Anything else is probably out of scope for this script, but you can obviously do what you want later on when the system is booted. Here are some things that you probably want to consider doing after the base system installation is finished:

  1. Read the news with eselect news read.
  2. Compile a custom kernel and remove gentoo-kernel-bin
  3. Adjust /etc/portage/make.conf
    • Set CFLAGS to -O2 -pipe -march=native for native builds
    • Set CPU_FLAGS_X86 using the cpuid2cpuflags tool
    • Set FEATURES="buildpkg" if you want to build binary packages
  4. Use a safe umask like umask 0077

If you are looking for a way to detect and manage your kernel configuration, have a look at autokernel.

(Optional) sshd

The script can provide a fully configured ssh daemon with reasonably good security settings. It will by default only allow ed25519 keys, restrict key exchange algorithms to a reasonable subset, disable any password based authentication, and only allow root to login.

You can provide keys that will be written to root's .ssh/authorized_keys file. This will allow you to directly continue your setup with your favourite infrastructure management software.
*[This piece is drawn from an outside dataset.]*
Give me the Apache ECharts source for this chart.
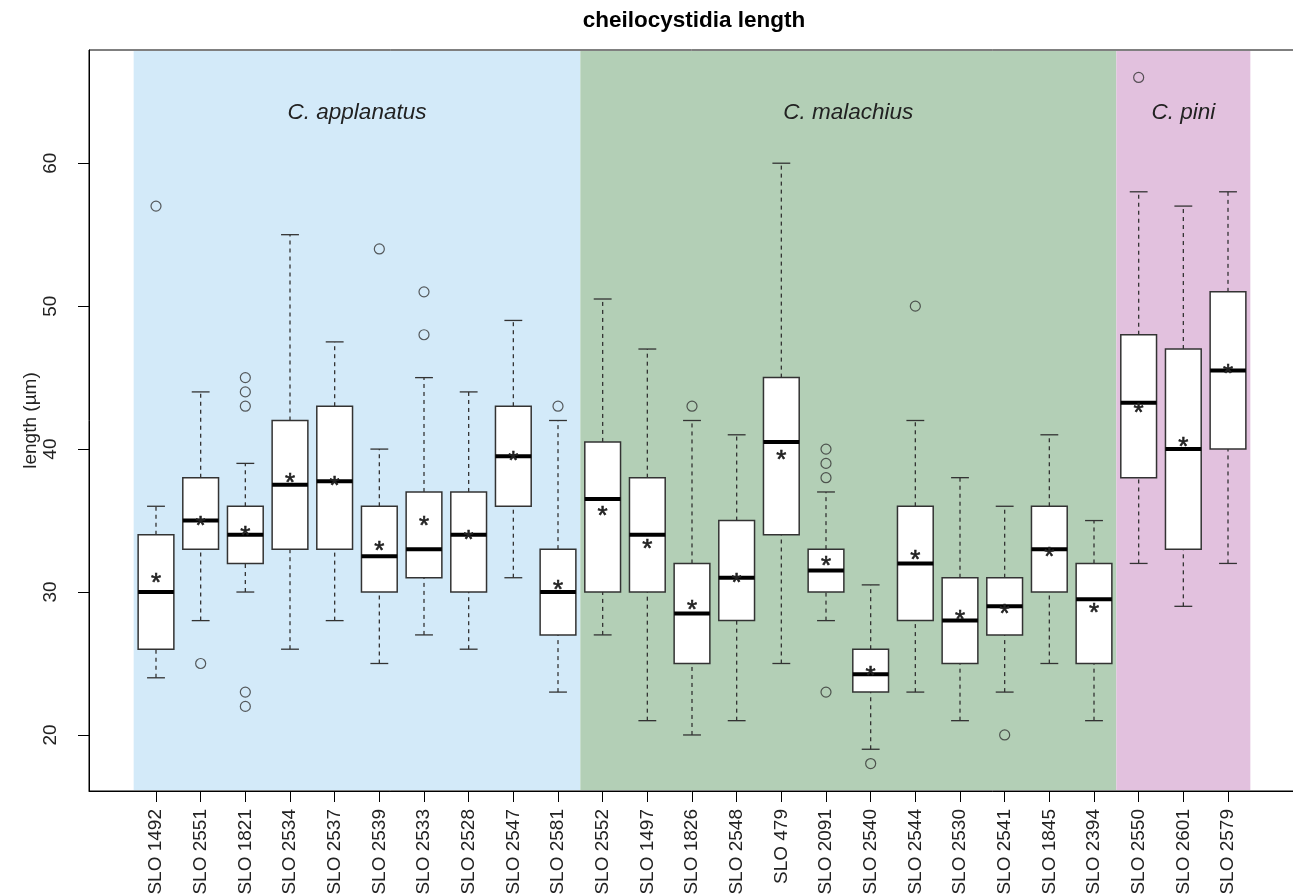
<!DOCTYPE html>
<html>
<head>
<meta charset="utf-8">
<title>cheilocystidia length</title>
<script src="https://cdn.jsdelivr.net/npm/echarts@6/dist/echarts.min.js"></script>
<style>
  html, body { margin: 0; padding: 0; background: #fff; }
  #chart { width: 1293px; height: 895px; }
</style>
</head>
<body>
<div id="chart"></div>
<script>
// specimens (x categories)
var specimens = ['SLO 1492', 'SLO 2551', 'SLO 1821', 'SLO 2534', 'SLO 2537', 'SLO 2539', 'SLO 2533', 'SLO 2528', 'SLO 2547', 'SLO 2581',
  'SLO 2552', 'SLO 1497', 'SLO 1826', 'SLO 2548', 'SLO 479', 'SLO 2091', 'SLO 2540', 'SLO 2544', 'SLO 2530', 'SLO 2541', 'SLO 1845', 'SLO 2394',
  'SLO 2550', 'SLO 2601', 'SLO 2579'];

// box statistics
var lowerWhisker = [24, 28, 30, 26, 28, 25, 27, 26, 31, 23, 27, 21, 20, 21, 25, 28, 19, 23, 21, 23, 25, 21, 32, 29, 32];
var q1 = [26, 33, 32, 33, 33, 30, 31, 30, 36, 27, 30, 30, 25, 28, 34, 30, 23, 28, 25, 27, 30, 25, 38, 33, 40];
var median = [30, 35, 34, 37.5, 37.75, 32.5, 33, 34, 39.5, 30, 36.5, 34, 28.5, 31, 40.5, 31.5, 24.25, 32, 28, 29, 33, 29.5, 43.25, 40, 45.5];
var q3 = [34, 38, 36, 42, 43, 36, 37, 37, 43, 33, 40.5, 38, 32, 35, 45, 33, 26, 36, 31, 31, 36, 32, 48, 47, 51];
var upperWhisker = [36, 44, 39, 55, 47.5, 40, 45, 44, 49, 42, 50.5, 47, 42, 41, 60, 37, 30.5, 42, 38, 36, 41, 35, 58, 57, 58];
var means = [31, 35, 34.3, 38, 37.8, 33.2, 35, 34, 39.5, 30.5, 35.7, 33.4, 29.1, 31, 39.6, 32.2, 24.5, 32.6, 28.4, 28.8, 32.8, 28.9, 42.9, 40.5, 45.6];
var outliers = [[57], [25], [45, 44, 43, 23, 22], [], [], [54], [51, 48], [], [], [43],
  [], [], [43], [], [], [40, 39, 38, 23], [18], [50], [], [20], [], [],
  [66], [], []];

// species groups
var species = ['C. applanatus', 'C. malachius', 'C. pini'];
var speciesFirst = [0, 10, 22];
var speciesLast = [9, 21, 24];
var speciesColors = ['#d3eaf9', '#b3cfb6', '#e2c1de'];
var speciesLabelY = 63.5;

var yTicks = [20, 30, 40, 50, 60];
var yMin = 16.08, yMax = 67.92;

var FONT = 'Liberation Sans, Arial, Helvetica, sans-serif';

// 两端留空类目，模拟 R 的 4% 扩展
var axisCats = [''].concat(specimens, ['']);

var boxData = [];
var meanData = [];
var outlierData = [];
for (var i = 0; i < specimens.length; i++) {
  boxData.push([i + 1, lowerWhisker[i], q1[i], median[i], q3[i], upperWhisker[i]]);
  meanData.push([i + 1, means[i]]);
  for (var k = 0; k < outliers[i].length; k++) {
    outlierData.push([i + 1, outliers[i][k]]);
  }
}
var bandData = [];
for (var s = 0; s < species.length; s++) {
  bandData.push([speciesFirst[s] + 1, speciesLast[s] + 1, speciesLabelY]);
}

function renderBand(params, api) {
  var a = api.coord([api.value(0), yMin]);
  var b = api.coord([api.value(1), yMin]);
  var band = api.size([1, 0])[0];
  var cs = params.coordSys;
  var x0 = a[0] - band / 2;
  var x1 = b[0] + band / 2;
  var ty = api.coord([api.value(0), api.value(2)])[1];
  return {
    type: 'group',
    children: [
      {
        type: 'rect',
        shape: { x: x0, y: cs.y + 1, width: x1 - x0, height: cs.height - 2 },
        style: { fill: speciesColors[params.dataIndex] }
      },
      {
        type: 'text',
        x: (x0 + x1) / 2,
        y: ty,
        style: {
          text: species[params.dataIndex],
          fontFamily: FONT,
          fontStyle: 'italic',
          fontSize: 22.5,
          fill: '#222',
          align: 'center',
          verticalAlign: 'middle'
        }
      }
    ]
  };
}

function renderBox(params, api) {
  var x = api.value(0);
  var pLow = api.coord([x, api.value(1)]);
  var pQ1 = api.coord([x, api.value(2)]);
  var pMed = api.coord([x, api.value(3)]);
  var pQ3 = api.coord([x, api.value(4)]);
  var pHigh = api.coord([x, api.value(5)]);
  var band = api.size([1, 0])[0];
  var hb = band * 0.4;
  var hc = band * 0.2;
  var cx = pMed[0];
  var edge = '#333';
  return {
    type: 'group',
    children: [
      // 须线（虚线）
      { type: 'line', shape: { x1: cx, y1: pLow[1], x2: cx, y2: pQ1[1] }, style: { stroke: edge, lineWidth: 1.3, lineDash: [4, 4] } },
      { type: 'line', shape: { x1: cx, y1: pQ3[1], x2: cx, y2: pHigh[1] }, style: { stroke: edge, lineWidth: 1.3, lineDash: [4, 4] } },
      // 端线
      { type: 'line', shape: { x1: cx - hc, y1: pLow[1], x2: cx + hc, y2: pLow[1] }, style: { stroke: edge, lineWidth: 1.3 } },
      { type: 'line', shape: { x1: cx - hc, y1: pHigh[1], x2: cx + hc, y2: pHigh[1] }, style: { stroke: edge, lineWidth: 1.3 } },
      // 箱体
      { type: 'rect', shape: { x: cx - hb, y: pQ3[1], width: hb * 2, height: pQ1[1] - pQ3[1] }, style: { fill: '#fff', stroke: edge, lineWidth: 1.5 } },
      // 中位数
      { type: 'line', shape: { x1: cx - hb, y1: pMed[1], x2: cx + hb, y2: pMed[1] }, style: { stroke: '#000', lineWidth: 4 } }
    ]
  };
}

function renderMean(params, api) {
  var p = api.coord([api.value(0), api.value(1)]);
  return {
    type: 'text',
    x: p[0],
    y: p[1] + 6,
    style: {
      text: '*',
      fontFamily: FONT,
      fontSize: 26,
      fill: '#222',
      stroke: '#222',
      lineWidth: 0.6,
      align: 'center',
      verticalAlign: 'middle'
    }
  };
}

var chart = echarts.init(document.getElementById('chart'));
var option = {
  animation: false,
  graphic: [
    {
      type: 'text',
      x: 694,
      y: 21,
      style: {
        text: 'cheilocystidia length',
        fontFamily: FONT,
        fontWeight: 'bold',
        fontSize: 22.5,
        fill: '#000',
        align: 'center',
        verticalAlign: 'middle'
      }
    }
  ],
  grid: {
    left: 89,
    top: 50,
    width: 1206,
    bottom: 104,
    outerBoundsMode: 'none',
    containLabel: false,
    show: true,
    borderColor: '#000',
    borderWidth: 1,
    backgroundColor: 'transparent'
  },
  xAxis: {
    type: 'category',
    data: axisCats,
    boundaryGap: true,
    axisLine: { show: true, lineStyle: { color: '#000' } },
    axisTick: {
      show: true,
      alignWithLabel: true,
      length: 11,
      lineStyle: { color: '#000' },
      interval: function (index) { return index > 0 && index < axisCats.length - 1; }
    },
    axisLabel: {
      interval: 0,
      rotate: 90,
      margin: 18,
      fontFamily: FONT,
      fontSize: 19,
      color: '#222'
    },
    splitLine: { show: false }
  },
  yAxis: {
    type: 'value',
    min: yMin,
    max: yMax,
    name: 'length (µm)',
    nameLocation: 'middle',
    nameRotate: 90,
    nameGap: 49,
    nameMoveOverlap: false,
    nameTextStyle: { fontFamily: FONT, fontSize: 19, color: '#222' },
    axisLine: { show: true, lineStyle: { color: '#000' } },
    axisTick: { show: true, length: 11, lineStyle: { color: '#000' }, customValues: yTicks },
    axisLabel: {
      rotate: 90,
      margin: 29,
      fontFamily: FONT,
      fontSize: 19,
      color: '#222',
      customValues: yTicks
    },
    splitLine: { show: false }
  },
  series: [
    {
      type: 'custom',
      name: 'species',
      renderItem: renderBand,
      data: bandData,
      z: 1,
      silent: true
    },
    {
      type: 'custom',
      name: 'boxes',
      renderItem: renderBox,
      encode: { x: 0, y: [1, 2, 3, 4, 5] },
      data: boxData,
      z: 3
    },
    {
      type: 'scatter',
      name: 'outliers',
      data: outlierData,
      symbol: 'circle',
      symbolSize: 10,
      itemStyle: { color: 'rgba(0,0,0,0)', borderColor: '#333', borderWidth: 1.2 },
      z: 4
    },
    {
      type: 'custom',
      name: 'mean',
      renderItem: renderMean,
      data: meanData,
      z: 5
    }
  ]
};
chart.setOption(option);
</script>
</body>
</html>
(Optional) Additional packages

You can add any amount of additional packages to be installed on the target system. These will simply be passed to a final emerge call before the script is done, where autounmasking will also be done automatically. It is recommended to keep this to a minimum, because of the quite "interactive" nature of gentoo package management ;)

Troubleshooting

After the initial sanity check, the script should be able to finish unattendedly. But given the unpredictability of future gentoo versions, you might still run into issues

The script checks every command for success, so if anything fails during installation, you will be given a proper message of what went wrong. Inside the chroot, most commands will be executed in a checked loop, and allow you to interactively fix problems with a shell, to retry, or to skip the command.